Requirements:
Copy all lines of the listing that include the string "this".

Records provided:
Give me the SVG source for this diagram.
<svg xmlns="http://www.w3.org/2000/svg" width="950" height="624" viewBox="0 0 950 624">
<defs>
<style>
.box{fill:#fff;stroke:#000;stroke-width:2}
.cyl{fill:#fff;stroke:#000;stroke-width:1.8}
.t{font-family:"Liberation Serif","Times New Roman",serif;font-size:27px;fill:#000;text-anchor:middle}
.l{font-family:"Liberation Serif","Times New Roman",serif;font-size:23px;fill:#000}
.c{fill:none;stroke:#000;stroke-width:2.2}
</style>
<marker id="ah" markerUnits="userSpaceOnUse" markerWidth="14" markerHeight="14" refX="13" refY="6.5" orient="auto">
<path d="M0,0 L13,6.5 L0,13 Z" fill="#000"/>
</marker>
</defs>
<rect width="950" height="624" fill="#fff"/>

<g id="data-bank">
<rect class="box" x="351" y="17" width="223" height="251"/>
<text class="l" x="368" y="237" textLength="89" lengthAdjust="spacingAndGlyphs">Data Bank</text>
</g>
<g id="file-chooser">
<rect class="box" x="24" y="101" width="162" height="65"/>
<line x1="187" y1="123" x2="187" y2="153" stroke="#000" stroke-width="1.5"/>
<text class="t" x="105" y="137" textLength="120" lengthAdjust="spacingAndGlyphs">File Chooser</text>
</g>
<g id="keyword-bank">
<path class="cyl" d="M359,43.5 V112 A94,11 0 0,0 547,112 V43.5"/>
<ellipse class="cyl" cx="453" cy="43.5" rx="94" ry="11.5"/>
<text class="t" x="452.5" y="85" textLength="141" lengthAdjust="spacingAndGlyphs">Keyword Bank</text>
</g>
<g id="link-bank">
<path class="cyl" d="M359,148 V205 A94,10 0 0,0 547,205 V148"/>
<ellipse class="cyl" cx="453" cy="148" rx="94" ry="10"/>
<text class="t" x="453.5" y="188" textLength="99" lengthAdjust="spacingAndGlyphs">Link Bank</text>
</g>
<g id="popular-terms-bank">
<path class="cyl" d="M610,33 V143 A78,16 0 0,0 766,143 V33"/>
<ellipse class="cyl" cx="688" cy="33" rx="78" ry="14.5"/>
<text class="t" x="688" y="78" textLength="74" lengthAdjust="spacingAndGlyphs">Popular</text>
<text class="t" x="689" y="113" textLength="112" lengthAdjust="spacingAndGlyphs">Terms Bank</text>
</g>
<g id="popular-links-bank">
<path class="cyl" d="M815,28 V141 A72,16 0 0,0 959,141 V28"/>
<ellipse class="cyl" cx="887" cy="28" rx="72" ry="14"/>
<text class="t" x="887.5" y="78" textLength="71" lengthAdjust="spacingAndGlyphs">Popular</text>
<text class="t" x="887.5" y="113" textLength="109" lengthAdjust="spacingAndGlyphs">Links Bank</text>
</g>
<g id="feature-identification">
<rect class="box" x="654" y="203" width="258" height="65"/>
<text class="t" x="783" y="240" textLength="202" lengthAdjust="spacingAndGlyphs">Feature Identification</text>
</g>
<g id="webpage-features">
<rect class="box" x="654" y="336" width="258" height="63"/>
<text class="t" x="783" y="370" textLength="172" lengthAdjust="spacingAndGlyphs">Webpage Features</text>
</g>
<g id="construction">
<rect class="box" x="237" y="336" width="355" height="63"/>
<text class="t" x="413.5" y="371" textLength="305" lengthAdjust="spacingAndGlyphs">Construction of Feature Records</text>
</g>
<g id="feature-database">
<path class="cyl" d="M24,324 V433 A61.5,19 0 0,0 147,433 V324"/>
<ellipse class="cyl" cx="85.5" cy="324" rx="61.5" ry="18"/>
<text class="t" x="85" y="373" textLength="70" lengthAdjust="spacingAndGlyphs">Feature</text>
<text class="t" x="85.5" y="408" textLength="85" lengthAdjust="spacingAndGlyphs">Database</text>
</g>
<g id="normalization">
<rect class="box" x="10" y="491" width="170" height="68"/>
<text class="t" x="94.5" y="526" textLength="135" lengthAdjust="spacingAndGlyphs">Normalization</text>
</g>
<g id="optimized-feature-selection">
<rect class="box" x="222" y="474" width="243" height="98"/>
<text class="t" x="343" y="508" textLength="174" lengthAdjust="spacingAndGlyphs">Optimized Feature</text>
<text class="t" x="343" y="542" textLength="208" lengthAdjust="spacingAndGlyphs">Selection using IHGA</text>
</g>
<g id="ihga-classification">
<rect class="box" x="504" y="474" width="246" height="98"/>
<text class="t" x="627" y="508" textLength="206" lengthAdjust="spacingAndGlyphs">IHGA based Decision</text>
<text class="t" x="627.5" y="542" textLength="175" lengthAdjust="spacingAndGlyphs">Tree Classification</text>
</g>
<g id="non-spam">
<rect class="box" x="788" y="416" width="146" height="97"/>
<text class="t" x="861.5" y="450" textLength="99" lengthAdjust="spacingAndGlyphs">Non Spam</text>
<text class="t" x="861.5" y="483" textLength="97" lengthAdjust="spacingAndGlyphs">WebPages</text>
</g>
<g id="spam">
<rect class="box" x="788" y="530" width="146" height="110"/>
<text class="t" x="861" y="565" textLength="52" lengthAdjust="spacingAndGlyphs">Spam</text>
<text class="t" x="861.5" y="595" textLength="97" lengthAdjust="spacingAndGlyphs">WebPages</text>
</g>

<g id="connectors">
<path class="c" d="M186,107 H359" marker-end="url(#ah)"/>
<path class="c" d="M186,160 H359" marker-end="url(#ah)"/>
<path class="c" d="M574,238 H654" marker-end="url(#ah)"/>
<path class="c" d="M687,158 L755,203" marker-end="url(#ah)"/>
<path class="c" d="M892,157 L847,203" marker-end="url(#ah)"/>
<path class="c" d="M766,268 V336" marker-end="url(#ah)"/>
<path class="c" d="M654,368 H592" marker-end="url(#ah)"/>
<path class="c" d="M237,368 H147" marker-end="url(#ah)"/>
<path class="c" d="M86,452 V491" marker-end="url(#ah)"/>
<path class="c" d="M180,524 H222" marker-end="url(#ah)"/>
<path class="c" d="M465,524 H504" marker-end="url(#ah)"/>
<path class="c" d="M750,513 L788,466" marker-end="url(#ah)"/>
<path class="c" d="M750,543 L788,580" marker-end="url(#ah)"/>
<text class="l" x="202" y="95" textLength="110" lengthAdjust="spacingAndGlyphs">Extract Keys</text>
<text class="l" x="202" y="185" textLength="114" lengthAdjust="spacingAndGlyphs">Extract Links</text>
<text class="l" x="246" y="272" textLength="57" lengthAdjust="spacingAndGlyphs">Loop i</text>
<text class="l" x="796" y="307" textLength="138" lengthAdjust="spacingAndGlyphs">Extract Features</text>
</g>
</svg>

---

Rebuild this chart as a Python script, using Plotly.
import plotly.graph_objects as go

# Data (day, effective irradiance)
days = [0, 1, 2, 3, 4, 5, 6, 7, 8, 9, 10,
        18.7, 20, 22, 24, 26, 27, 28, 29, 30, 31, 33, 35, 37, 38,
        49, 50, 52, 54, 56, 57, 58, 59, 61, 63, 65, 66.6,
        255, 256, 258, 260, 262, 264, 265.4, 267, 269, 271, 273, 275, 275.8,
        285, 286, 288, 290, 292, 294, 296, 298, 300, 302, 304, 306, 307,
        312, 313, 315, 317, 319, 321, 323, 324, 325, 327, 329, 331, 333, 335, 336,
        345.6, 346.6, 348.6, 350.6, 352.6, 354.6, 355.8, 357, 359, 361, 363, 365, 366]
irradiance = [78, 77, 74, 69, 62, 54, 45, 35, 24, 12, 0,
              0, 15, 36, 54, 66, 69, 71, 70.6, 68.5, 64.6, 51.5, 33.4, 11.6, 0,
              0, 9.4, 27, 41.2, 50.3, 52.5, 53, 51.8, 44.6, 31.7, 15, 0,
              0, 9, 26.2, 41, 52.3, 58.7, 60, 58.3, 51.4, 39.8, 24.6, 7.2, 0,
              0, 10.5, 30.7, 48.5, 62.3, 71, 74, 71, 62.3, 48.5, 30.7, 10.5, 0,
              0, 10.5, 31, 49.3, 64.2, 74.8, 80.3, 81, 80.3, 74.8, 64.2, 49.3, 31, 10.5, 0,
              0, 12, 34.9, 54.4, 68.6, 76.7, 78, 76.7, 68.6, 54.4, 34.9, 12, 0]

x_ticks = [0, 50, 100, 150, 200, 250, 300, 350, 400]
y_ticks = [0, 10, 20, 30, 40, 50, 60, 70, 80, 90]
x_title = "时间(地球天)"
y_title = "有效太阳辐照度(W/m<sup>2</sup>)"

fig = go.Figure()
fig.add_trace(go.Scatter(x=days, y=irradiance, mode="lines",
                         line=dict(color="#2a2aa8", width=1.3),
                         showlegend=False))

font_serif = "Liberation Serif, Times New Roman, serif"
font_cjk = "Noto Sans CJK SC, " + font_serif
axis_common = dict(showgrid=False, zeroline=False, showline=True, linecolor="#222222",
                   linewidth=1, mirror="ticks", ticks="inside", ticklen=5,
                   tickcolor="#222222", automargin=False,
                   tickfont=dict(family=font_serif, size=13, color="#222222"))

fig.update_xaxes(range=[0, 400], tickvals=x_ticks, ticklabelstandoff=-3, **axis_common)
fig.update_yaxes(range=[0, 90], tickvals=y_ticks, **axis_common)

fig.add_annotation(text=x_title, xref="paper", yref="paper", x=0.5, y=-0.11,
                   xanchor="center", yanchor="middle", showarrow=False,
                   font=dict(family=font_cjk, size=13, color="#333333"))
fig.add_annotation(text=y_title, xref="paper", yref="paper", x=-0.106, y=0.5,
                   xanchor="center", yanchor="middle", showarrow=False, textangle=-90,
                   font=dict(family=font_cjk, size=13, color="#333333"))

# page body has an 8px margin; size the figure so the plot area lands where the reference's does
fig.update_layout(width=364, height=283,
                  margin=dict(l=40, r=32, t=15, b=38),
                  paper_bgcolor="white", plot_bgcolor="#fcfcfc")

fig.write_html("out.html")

Completed exercise:
Give me the SVG source for this diagram.
Rebuild this chart as a Python script, using Plotly.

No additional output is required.